Nach dem Brexit war ein Streit darüber entbrannt, wie und wo Waren kontrolliert werden sollen, die aus Großbritannien nach Nordirland gebracht werden. Beide Seiten wollen eine Grenze auf der irischen Insel vermeiden, da befürchtet wird, dass dies in Gewalt enden und den Nordirland-Konflikt wieder anheizen könnte.
Das Nordirland-Protokoll ist Teil des im Jahr 2019 geschlossenen Brexit-Abkommens. Darin war vorgesehen, dass die zum Vereinigten Königreich gehörende Provinz weiter den Regeln des EU-Binnenmarkts und der Europäischen Zollunion folgt.

Bei den zwei neu eingeleiteten Verfahren geht es ebenfalls um die Umsetzung des Protokolls. London führe erforderliche Kontrollen für bestimmte Produkte nicht durch und sorge zudem für genug Personal und Infrastruktur. "Außerdem hat es Leitlinien herausgegeben, die eine Nichtanwendung von EU-Recht zur Folge haben", so die Begründung der EU-Kommission. Das zweite Verfahren wurde eingeleitet, weil London es unterlassen hat, der EU bestimmte Daten zu übermitteln, wie es eigentlich im Protokoll vorgesehen sei.

Irlands Außenminister Simon Coveney begrüßte das Vorgehen der EU-Kommission. Es sei das Ergebnis einer bewussten Strategie der britischen Regierung, die auf Provokation statt auf Partnerschaft setze, schrieb er auf Twitter.

Auch die Vorsitzende der irisch-nationalistischen Partei Sinn Féin, Mary Lou McDonald, hatte gewarnt, dass das Vereinigte Königreich gegen internationales Recht verstoßen wird, wenn es das Nordirland-Protokoll nach dem Brexit einseitig ändert. "Was die Tory-Regierung vorschlägt, verstößt gegen internationales Recht und wird der nordirischen und irischen Wirtschaft großen Schaden zufügen", sagte McDonald am Sonntag gegenüber Sky News.

Sie erklärte weiter, dass dieser Schritt das Karfreitagsabkommen untergraben würde, ein Friedensabkommen aus dem Jahr 1998, das die Gewalt in Nordirland beendet hatte. Im Mai errang Sinn Féin bei den Parlamentswahlen in Nordirland die meisten Sitze. Das Ergebnis war das beste in der 100-jährigen Geschichte Nordirlands und markierte das erste Mal, dass eine irisch-nationalistische Partei die größte Fraktion im nordirischen Parlament stellte.
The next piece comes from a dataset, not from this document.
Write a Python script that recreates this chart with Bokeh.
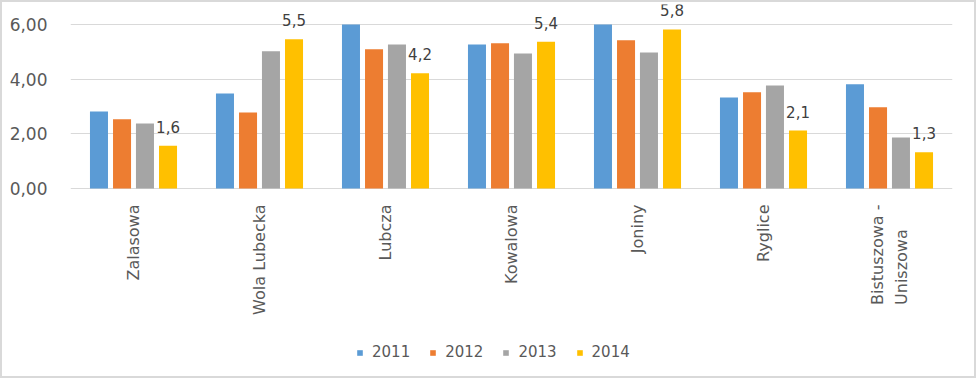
import math
from bokeh.plotting import figure
from bokeh.models import ColumnDataSource, FactorRange, Range1d, FixedTicker, LabelSet, Legend, LegendItem
from bokeh.core.properties import value
from bokeh.transform import dodge
from bokeh.embed import file_html
from bokeh.resources import INLINE

categories = ["Zalasowa", "Wola Lubecka", "Lubcza", "Kowalowa", "Joniny", "Ryglice", "Bistuszowa -\nUniszowa"]
years = ["2011", "2012", "2013", "2014"]
v2011 = [2.82, 3.48, 6.00, 5.27, 6.00, 3.33, 3.81]
v2012 = [2.53, 2.78, 5.09, 5.31, 5.42, 3.52, 2.97]
v2013 = [2.38, 5.02, 5.27, 4.94, 4.98, 3.77, 1.87]
v2014 = [1.56, 5.46, 4.22, 5.37, 5.82, 2.12, 1.33]
y_ticks = [0, 2, 4, 6]
colors = ["#5B9BD5", "#ED7D31", "#A5A5A5", "#FFC000"]

FONT = "DejaVu Sans"
TXT = "#595959"

src = ColumnDataSource(dict(
    cat=categories, zero=[0] * len(categories),
    y2011=v2011, y2012=v2012, y2013=v2013, y2014=v2014,
    lab=[f"{v:.1f}".replace(".", ",") for v in v2014],
))

# pixel scale: 164 px for 6 units
PX = 164 / 6
p = figure(x_range=FactorRange(*categories),
           y_range=Range1d(-186 / PX, 184 / PX),
           frame_width=882, frame_height=370, output_backend="svg", toolbar_location=None,
           x_axis_location=None,
           min_border_left=68, min_border_right=22, min_border_top=2, min_border_bottom=2)
p.styles = {"border": "2px solid #D9D9D9"}
p.outline_line_color = None

offsets = [-0.274, -0.091, 0.091, 0.274]
items = []
for yr, off, col in zip(years, offsets, colors):
    r = p.vbar(x=dodge("cat", off, range=p.x_range), top="y" + yr, width=0.143,
               source=src, fill_color=col, line_color=None)
    items.append(LegendItem(label=yr, renderers=[r]))

labels = LabelSet(x=dodge("cat", 0.274, range=p.x_range), y="y2014", text="lab", source=src,
                  text_align="center", text_baseline="alphabetic", y_offset=13,
                  text_font=value(FONT), text_font_size=value("15px"), text_color=value("#404040"))
p.add_layout(labels)

cat_labels = LabelSet(x="cat", y="zero", text="cat", source=src, angle=math.pi / 2,
                      text_align="right", text_baseline="middle", y_offset=-16,
                      text_font=value(FONT), text_font_size=value("16px"), text_color=value(TXT),
                      text_line_height=1.3)
p.add_layout(cat_labels)

p.yaxis.ticker = FixedTicker(ticks=y_ticks)
p.yaxis.major_label_overrides = {t: f"{t:.2f}".replace(".", ",") for t in y_ticks}
p.yaxis.axis_line_color = None
p.yaxis.major_tick_line_color = None
p.yaxis.minor_tick_line_color = None
p.yaxis.major_label_standoff = 17
p.yaxis.major_label_text_font = FONT
p.yaxis.major_label_text_font_size = "17px"
p.yaxis.major_label_text_color = TXT

p.xgrid.grid_line_color = None
p.ygrid.grid_line_color = "#D9D9D9"
p.ygrid.ticker = FixedTicker(ticks=y_ticks)

legend = Legend(items=items, orientation="horizontal", location=(286, 13),
                glyph_width=7, glyph_height=7, label_standoff=9, spacing=19,
                label_text_font=FONT, label_text_font_size="15px", label_text_color=TXT,
                border_line_color=None, background_fill_alpha=0, padding=4, margin=0)
p.add_layout(legend)

open("out.html", "w").write(file_html(p, INLINE))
Der irische Premierminister Micheál Martin äußerte sich am Mittwoch in ähnlicher Weise zu den Plänen, das Protokoll zu ändern, und sagte, dies sei ein "historischer Tiefpunkt". Großbritannien und die EU hatten das Nordirland-Protokoll im Jahr 2019 im Rahmen der Post-Brexit-Handelsgespräche unterzeichnet.

Das Abkommen ermöglicht es, eine harte Grenze zwischen Nordirland und der Republik Irland, einem EU-Mitgliedsstaat, zu vermeiden. Es sieht auch Kontrollen und Inspektionen des Warenverkehrs zwischen Nordirland und dem übrigen Vereinigten Königreich vor.

Das Vereinigte Königreich ist nun der Ansicht, dass das Protokoll den Handel auf seinem Binnenmarkt beeinträchtigt hat. Der nordirische Staatsminister Conor Burns sagte diese Woche, die Kontrollen seien "lächerlich übertrieben". Ein Gesetz zur Aufhebung von Teilen des Protokolls wird dem Parlament am Montag vorgelegt.

Der Staatssekretär für Nordirland, Brandon Lewis, verteidigte die Pläne der Regierung in einem Interview mit Sky News am Sonntag. "Was wir tun werden, ist rechtmäßig und korrekt", sagte er. "Die Anwälte der Regierung waren sehr klar. Wir arbeiten im Rahmen des Gesetzes." Offenbar droht Londons Nordirland-Politik auch ein Streitthema mit Washington zu werden. Nach einer Anmerkung aus den USA hat ein Mitglied der britischen Regierung offenbar US-Politiker gewarnt, sie sollten ihre Sprache in Bezug auf Nordirland hüten.